Porsche z wprawą podsyca zresztą zainteresowanie swoimi samochodami, wypuszczając ich kolejne wersje. Teraz czas na 718 T. Litera „T” w nazwie pochodzi od słowa „Touring” i jak pisze producent w materiale prasowym, „stanowi synonim przyjemności z jazdy w najbardziej purystycznej formie”. To drugi taki wariant po 911 T. Oba modele powstały według podobnej recepty: mają bazowe jednostki, sportowe podwozia i przeszły kilka zabiegów oszczędzających masę własną.
Nowe Porsche 718 T Boxster i Cayman otrzymują:
- bazowy silnik: turbodoładowany bokser o pojemności 2 litrów, mocy 300 KM i 380 Nm maksymalnego momentu obrotowego, dostępnego przy 3150 obr./min
- przekładnię – do wyboru: 6-biegowa skrzynia manualna z automatyczną funkcją podwójnego wysprzęglenia lub, w opcji, 7-biegowa dwusprzęgłowa przekładnia zautomatyzowana PDK
- układ wektorowania momentu obrotowego PTV z mechaniczną blokadą tylnego dyferencjału
- adaptacyjne mocowania zespołu napędowego PADM (Porsche Active Drivetrain Mounts), które zwiększają dynamikę jazdy poprzez odpowiednie dobieranie twardości poduszek przekładni bez uszczerbku na komforcie jazdy
- zawieszenie PASM z adaptacyjnymi amortyzatorami i zmniejszonym o 20 mm prześwitem (wcześniej niedostępne w połączeniu z bazowym silnikiem)
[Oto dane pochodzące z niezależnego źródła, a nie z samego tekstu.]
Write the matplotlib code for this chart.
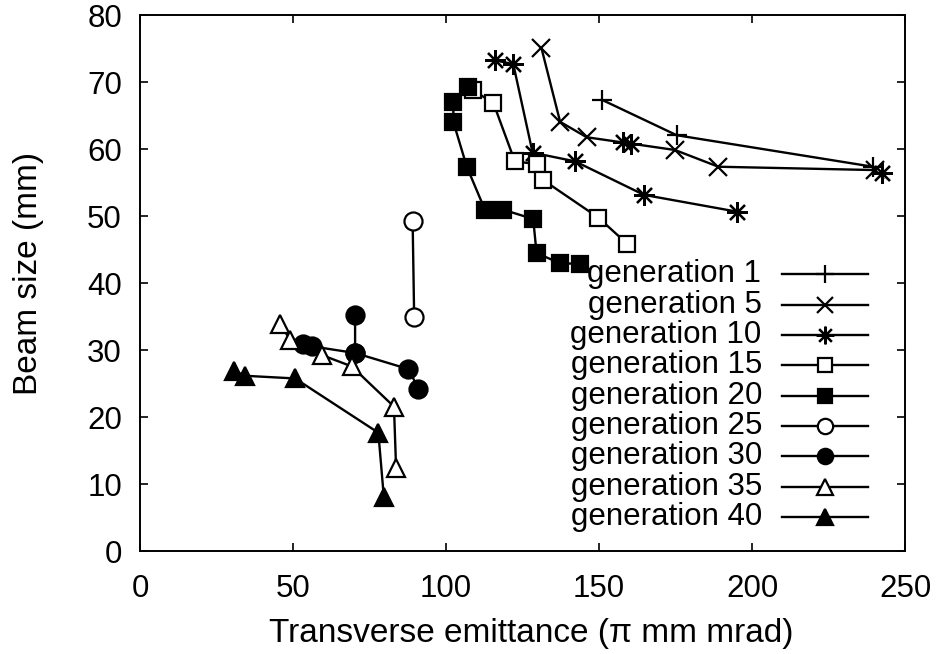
import numpy as np
import matplotlib
matplotlib.use("Agg")
import matplotlib.pyplot as plt

plt.rcParams['font.family'] = ['Liberation Sans', 'DejaVu Sans']

nan = np.nan

# emittance (pi mm mrad) and beam size (mm) per generation; NaN splits a curve
gen1_x = [150.9, 175.4, 239.5]
gen1_y = [67.4, 62.1, 57.4]

gen5_x = [131.2, 137.3, 146.0, 174.8, 189.0, 240.2]
gen5_y = [75.1, 64.1, 61.8, 59.9, 57.4, 56.9]

gen10_x = [116.0, 122.0, 128.3, 142.2, 164.7, 195.0, nan, 158.0, 160.5, nan, 242.4]
gen10_y = [73.3, 72.7, 59.5, 58.2, 53.2, 50.7, nan, 61.1, 60.8, nan, 56.4]

gen15_x = [108.9, 115.5, 122.5, 129.6, 131.8, 149.8, 159.2]
gen15_y = [68.8, 66.9, 58.2, 57.8, 55.4, 49.8, 45.9]

gen20_x = [107.3, 102.4, 102.4, 106.8, 112.7, 118.6, 128.5, 129.6, 137.3, 143.8]
gen20_y = [69.3, 67.0, 64.1, 57.4, 51.0, 51.0, 49.6, 44.5, 43.0, 42.9]

gen25_x = [89.1, 89.6]
gen25_y = [49.3, 35.0]

gen30_x = [70.3, 70.3, nan, 53.4, 56.1, 70.3, 87.7, 91.0]
gen30_y = [35.3, 29.6, nan, 31.0, 30.6, 29.6, 27.2, 24.3]

gen35_x = [45.8, 49.0, 59.4, 69.2, 83.0, 83.7]
gen35_y = [34.0, 31.6, 29.3, 27.6, 21.6, 12.4]

gen40_x = [30.7, 34.3, 50.7, 77.9, 79.7]
gen40_y = [26.95, 26.2, 25.8, 17.7, 8.06]

labels = ["generation 1", "generation 5", "generation 10", "generation 15",
          "generation 20", "generation 25", "generation 30", "generation 35",
          "generation 40"]

series = [(gen1_x, gen1_y), (gen5_x, gen5_y), (gen10_x, gen10_y),
          (gen15_x, gen15_y), (gen20_x, gen20_y), (gen25_x, gen25_y),
          (gen30_x, gen30_y), (gen35_x, gen35_y), (gen40_x, gen40_y)]

# gnuplot-like point types: +, x, *, open/filled square, circle, triangle
styles = [
    dict(marker='+', ms=15, mfc='none'),
    dict(marker='x', ms=13, mfc='none'),
    dict(marker=(8, 2, 0), ms=15, mfc='none'),
    dict(marker='s', ms=12, mfc='white'),
    dict(marker='s', ms=12, mfc='black'),
    dict(marker='o', ms=13, mfc='white'),
    dict(marker='o', ms=13, mfc='black'),
    dict(marker='^', ms=13, mfc='white'),
    dict(marker='^', ms=13, mfc='black'),
]

fig = plt.figure(figsize=(9.45, 6.54), dpi=100)
ax = fig.add_axes([0.1481, 0.157, 0.8096, 0.8196])

for (x, y), lab, st in zip(series, labels, styles):
    ax.plot(x, y, color='black', lw=1.7, mec='black', mew=1.6,
            label=lab, **st)

ax.set_xlim(0, 250)
ax.set_ylim(0, 80)
ax.set_xticks(np.arange(0, 251, 50))
ax.set_yticks(np.arange(0, 81, 10))
ax.tick_params(direction='in', length=6, width=1.2, top=True, right=True,
               labelsize=22.5, pad=13)
ax.tick_params(axis='x', pad=16)
for sp in ax.spines.values():
    sp.set_linewidth(1.4)

ax.set_xlabel("Transverse emittance (\u03c0 mm mrad)", fontsize=24)
ax.set_ylabel("Beam size (mm)", fontsize=24)
ax.xaxis.set_label_coords(0.512, -0.125)
ax.yaxis.set_label_coords(-0.1255, 0.519)

# legend with samples only; labels are written right-aligned beside them
leg = ax.legend(loc='lower right', bbox_to_anchor=(0.952, 0.034),
                frameon=False, markerfirst=False, fontsize=21,
                handlelength=2.95, handletextpad=0.7, labelspacing=0.08,
                markerscale=0.85, borderpad=0, borderaxespad=0)
for t in leg.get_texts():
    t.set_visible(False)

fig.canvas.draw()
for h, lab in zip(leg.legend_handles, labels):
    ax.annotate(lab, xy=(0, 0.5), xycoords=h, xytext=(-9, 0),
                textcoords='offset points', ha='right', va='center',
                fontsize=22.5)

fig.savefig("out.png", dpi=100, facecolor='white')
- tapicerkę foteli ze środkowymi panelami z tkaniny Sport-Tex i logo „718” wyszytym na zagłówkach
- sportową kierownicę GT o średnicy 360 mm, z przełącznikiem trybów jazdy
- skrócony drążek zmiany biegów z czerwonym schematem przełożeń
- czarne tarcze wskaźników ze specjalnym logo i czarne, lśniące elementy ozdobne kokpitu
- 20-calowe obręcze w tytanowym kolorze
- układ wydechowy z podwójną, chromowaną końcówką
- szare obudowy lusterek bocznych
- specjalne logo po bokach.
Aby obniżyć masę własną, 718 T ma taśmy do otwierania drzwi zamiast klamek i nieskomplikowane sportowe fotele z dwuzakresową elektryczną regulacją. Co więcej, standardowo moduł system multimedialnego zastąpiono schowkiem (system można zamówić bez dopłaty). W sumie zabiegi te pozwoliły zrównoważyć przyrost masy własnej spowodowany montażem filtra cząstek stałych GPF. Wersja ze skrzynią manualną waży 1350 kg, a z PDK – 1380 kg.